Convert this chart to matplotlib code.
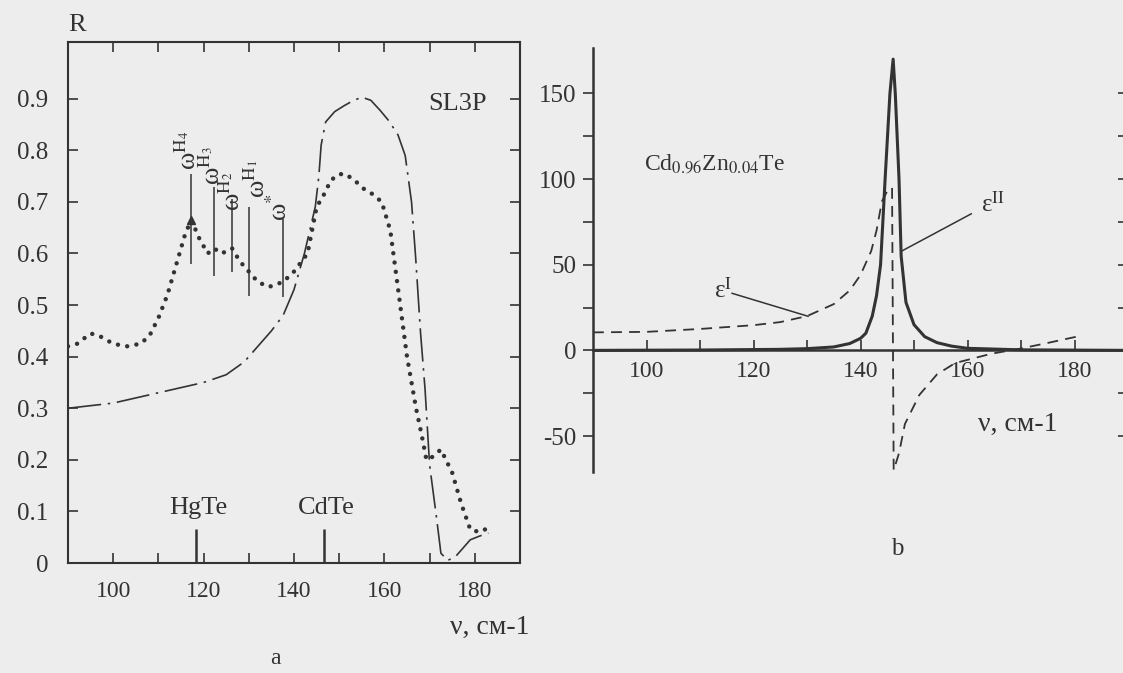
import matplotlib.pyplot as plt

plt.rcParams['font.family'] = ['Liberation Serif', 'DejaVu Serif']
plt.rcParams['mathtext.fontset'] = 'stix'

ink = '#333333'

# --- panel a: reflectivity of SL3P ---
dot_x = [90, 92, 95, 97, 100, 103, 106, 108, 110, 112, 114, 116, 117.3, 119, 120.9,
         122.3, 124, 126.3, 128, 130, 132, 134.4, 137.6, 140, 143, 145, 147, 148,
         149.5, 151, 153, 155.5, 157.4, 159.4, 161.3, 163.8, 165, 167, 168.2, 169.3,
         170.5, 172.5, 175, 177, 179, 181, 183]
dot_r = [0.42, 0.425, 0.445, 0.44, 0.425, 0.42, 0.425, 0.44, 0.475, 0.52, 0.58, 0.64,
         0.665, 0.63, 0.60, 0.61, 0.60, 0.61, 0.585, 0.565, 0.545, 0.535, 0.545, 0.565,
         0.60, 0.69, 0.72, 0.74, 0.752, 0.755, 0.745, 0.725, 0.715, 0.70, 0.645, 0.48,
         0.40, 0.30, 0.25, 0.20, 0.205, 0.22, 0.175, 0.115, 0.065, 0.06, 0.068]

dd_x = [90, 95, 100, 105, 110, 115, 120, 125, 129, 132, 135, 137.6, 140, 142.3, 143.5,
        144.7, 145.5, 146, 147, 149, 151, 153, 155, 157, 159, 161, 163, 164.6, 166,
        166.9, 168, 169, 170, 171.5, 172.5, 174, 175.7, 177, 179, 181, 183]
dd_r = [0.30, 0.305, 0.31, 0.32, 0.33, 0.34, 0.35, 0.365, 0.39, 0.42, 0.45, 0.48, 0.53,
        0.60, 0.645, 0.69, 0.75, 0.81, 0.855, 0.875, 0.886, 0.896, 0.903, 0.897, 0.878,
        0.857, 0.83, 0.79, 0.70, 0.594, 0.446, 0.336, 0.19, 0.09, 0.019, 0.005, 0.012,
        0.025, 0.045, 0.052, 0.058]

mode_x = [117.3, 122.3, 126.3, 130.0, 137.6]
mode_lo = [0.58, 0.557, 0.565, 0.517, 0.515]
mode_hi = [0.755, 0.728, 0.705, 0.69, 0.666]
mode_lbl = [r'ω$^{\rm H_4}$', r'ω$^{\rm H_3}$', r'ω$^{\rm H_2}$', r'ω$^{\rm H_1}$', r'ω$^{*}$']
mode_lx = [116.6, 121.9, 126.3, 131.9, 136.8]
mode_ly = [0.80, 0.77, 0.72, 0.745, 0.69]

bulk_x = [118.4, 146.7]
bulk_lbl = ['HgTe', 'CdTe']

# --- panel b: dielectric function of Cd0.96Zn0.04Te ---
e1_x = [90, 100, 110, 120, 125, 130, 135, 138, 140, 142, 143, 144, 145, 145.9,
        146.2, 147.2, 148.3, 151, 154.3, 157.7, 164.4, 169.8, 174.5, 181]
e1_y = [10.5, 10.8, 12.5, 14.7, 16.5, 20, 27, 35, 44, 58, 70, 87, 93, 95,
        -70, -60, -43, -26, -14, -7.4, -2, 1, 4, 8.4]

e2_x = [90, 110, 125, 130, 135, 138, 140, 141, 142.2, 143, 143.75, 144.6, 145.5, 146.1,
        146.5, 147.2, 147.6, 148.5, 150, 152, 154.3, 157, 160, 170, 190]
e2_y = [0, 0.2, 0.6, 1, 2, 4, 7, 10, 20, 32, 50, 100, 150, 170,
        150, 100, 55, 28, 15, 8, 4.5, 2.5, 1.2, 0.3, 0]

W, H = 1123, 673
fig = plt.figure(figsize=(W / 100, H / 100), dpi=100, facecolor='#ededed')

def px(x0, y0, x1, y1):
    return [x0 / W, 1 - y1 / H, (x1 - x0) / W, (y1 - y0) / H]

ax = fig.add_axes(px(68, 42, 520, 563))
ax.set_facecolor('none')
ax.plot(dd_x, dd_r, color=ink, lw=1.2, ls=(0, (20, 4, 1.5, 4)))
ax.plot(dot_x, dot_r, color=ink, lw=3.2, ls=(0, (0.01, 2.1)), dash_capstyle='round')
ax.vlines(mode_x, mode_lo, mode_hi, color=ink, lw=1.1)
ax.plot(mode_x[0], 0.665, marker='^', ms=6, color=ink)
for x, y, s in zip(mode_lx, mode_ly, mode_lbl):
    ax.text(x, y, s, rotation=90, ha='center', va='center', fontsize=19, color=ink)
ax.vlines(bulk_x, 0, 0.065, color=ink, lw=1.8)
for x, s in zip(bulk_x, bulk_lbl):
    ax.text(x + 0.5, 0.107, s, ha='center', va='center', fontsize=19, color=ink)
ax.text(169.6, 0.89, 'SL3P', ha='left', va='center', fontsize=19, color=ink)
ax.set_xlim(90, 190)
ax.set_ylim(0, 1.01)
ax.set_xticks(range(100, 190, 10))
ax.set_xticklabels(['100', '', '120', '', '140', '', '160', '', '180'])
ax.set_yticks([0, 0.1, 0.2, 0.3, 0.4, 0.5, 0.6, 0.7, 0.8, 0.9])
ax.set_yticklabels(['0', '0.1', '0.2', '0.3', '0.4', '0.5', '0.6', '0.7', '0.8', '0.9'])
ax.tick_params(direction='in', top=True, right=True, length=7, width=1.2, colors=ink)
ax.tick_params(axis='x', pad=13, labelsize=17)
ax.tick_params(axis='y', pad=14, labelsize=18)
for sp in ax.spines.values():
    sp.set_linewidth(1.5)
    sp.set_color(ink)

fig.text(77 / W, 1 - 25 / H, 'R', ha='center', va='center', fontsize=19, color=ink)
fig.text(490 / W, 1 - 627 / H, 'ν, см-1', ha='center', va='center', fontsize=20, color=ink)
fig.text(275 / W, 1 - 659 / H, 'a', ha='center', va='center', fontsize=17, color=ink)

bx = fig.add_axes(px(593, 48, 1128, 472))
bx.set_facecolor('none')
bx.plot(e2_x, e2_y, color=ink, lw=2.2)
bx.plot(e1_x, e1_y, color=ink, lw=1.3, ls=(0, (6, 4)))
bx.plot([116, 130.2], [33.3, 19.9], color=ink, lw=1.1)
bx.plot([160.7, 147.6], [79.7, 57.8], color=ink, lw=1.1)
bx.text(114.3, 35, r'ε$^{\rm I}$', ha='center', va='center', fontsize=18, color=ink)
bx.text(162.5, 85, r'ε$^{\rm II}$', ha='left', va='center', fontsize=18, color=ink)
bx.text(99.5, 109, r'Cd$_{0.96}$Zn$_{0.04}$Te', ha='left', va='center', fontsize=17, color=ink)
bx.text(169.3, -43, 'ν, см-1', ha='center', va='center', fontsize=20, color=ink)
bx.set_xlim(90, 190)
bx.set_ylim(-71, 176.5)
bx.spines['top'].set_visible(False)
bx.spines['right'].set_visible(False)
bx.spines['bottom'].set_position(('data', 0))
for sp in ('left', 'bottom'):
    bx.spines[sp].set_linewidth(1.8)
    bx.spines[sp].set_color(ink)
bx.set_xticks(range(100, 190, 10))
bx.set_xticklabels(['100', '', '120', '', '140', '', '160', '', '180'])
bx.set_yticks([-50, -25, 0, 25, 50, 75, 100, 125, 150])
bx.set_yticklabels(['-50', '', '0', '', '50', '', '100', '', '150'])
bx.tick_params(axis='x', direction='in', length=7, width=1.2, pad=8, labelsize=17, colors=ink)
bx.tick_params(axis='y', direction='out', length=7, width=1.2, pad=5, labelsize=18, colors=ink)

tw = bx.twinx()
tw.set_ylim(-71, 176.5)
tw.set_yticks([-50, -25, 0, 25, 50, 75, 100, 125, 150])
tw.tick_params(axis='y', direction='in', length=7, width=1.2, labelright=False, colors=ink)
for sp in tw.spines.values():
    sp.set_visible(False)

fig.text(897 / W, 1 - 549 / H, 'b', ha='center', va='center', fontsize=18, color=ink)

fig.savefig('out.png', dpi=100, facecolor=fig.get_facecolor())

----

Problem description:
Only the lines from the start of the material through the line containing "-70, -60, -43, -26, -14, -7.4, -2, 1, 4, 8.4]" should be transcribed. Pictures stay out.

Solution to this exercise:
Convert this chart to matplotlib code.
import matplotlib.pyplot as plt

plt.rcParams['font.family'] = ['Liberation Serif', 'DejaVu Serif']
plt.rcParams['mathtext.fontset'] = 'stix'

ink = '#333333'

# --- panel a: reflectivity of SL3P ---
dot_x = [90, 92, 95, 97, 100, 103, 106, 108, 110, 112, 114, 116, 117.3, 119, 120.9,
         122.3, 124, 126.3, 128, 130, 132, 134.4, 137.6, 140, 143, 145, 147, 148,
         149.5, 151, 153, 155.5, 157.4, 159.4, 161.3, 163.8, 165, 167, 168.2, 169.3,
         170.5, 172.5, 175, 177, 179, 181, 183]
dot_r = [0.42, 0.425, 0.445, 0.44, 0.425, 0.42, 0.425, 0.44, 0.475, 0.52, 0.58, 0.64,
         0.665, 0.63, 0.60, 0.61, 0.60, 0.61, 0.585, 0.565, 0.545, 0.535, 0.545, 0.565,
         0.60, 0.69, 0.72, 0.74, 0.752, 0.755, 0.745, 0.725, 0.715, 0.70, 0.645, 0.48,
         0.40, 0.30, 0.25, 0.20, 0.205, 0.22, 0.175, 0.115, 0.065, 0.06, 0.068]

dd_x = [90, 95, 100, 105, 110, 115, 120, 125, 129, 132, 135, 137.6, 140, 142.3, 143.5,
        144.7, 145.5, 146, 147, 149, 151, 153, 155, 157, 159, 161, 163, 164.6, 166,
        166.9, 168, 169, 170, 171.5, 172.5, 174, 175.7, 177, 179, 181, 183]
dd_r = [0.30, 0.305, 0.31, 0.32, 0.33, 0.34, 0.35, 0.365, 0.39, 0.42, 0.45, 0.48, 0.53,
        0.60, 0.645, 0.69, 0.75, 0.81, 0.855, 0.875, 0.886, 0.896, 0.903, 0.897, 0.878,
        0.857, 0.83, 0.79, 0.70, 0.594, 0.446, 0.336, 0.19, 0.09, 0.019, 0.005, 0.012,
        0.025, 0.045, 0.052, 0.058]

mode_x = [117.3, 122.3, 126.3, 130.0, 137.6]
mode_lo = [0.58, 0.557, 0.565, 0.517, 0.515]
mode_hi = [0.755, 0.728, 0.705, 0.69, 0.666]
mode_lbl = [r'ω$^{\rm H_4}$', r'ω$^{\rm H_3}$', r'ω$^{\rm H_2}$', r'ω$^{\rm H_1}$', r'ω$^{*}$']
mode_lx = [116.6, 121.9, 126.3, 131.9, 136.8]
mode_ly = [0.80, 0.77, 0.72, 0.745, 0.69]

bulk_x = [118.4, 146.7]
bulk_lbl = ['HgTe', 'CdTe']

# --- panel b: dielectric function of Cd0.96Zn0.04Te ---
e1_x = [90, 100, 110, 120, 125, 130, 135, 138, 140, 142, 143, 144, 145, 145.9,
        146.2, 147.2, 148.3, 151, 154.3, 157.7, 164.4, 169.8, 174.5, 181]
e1_y = [10.5, 10.8, 12.5, 14.7, 16.5, 20, 27, 35, 44, 58, 70, 87, 93, 95,
        -70, -60, -43, -26, -14, -7.4, -2, 1, 4, 8.4]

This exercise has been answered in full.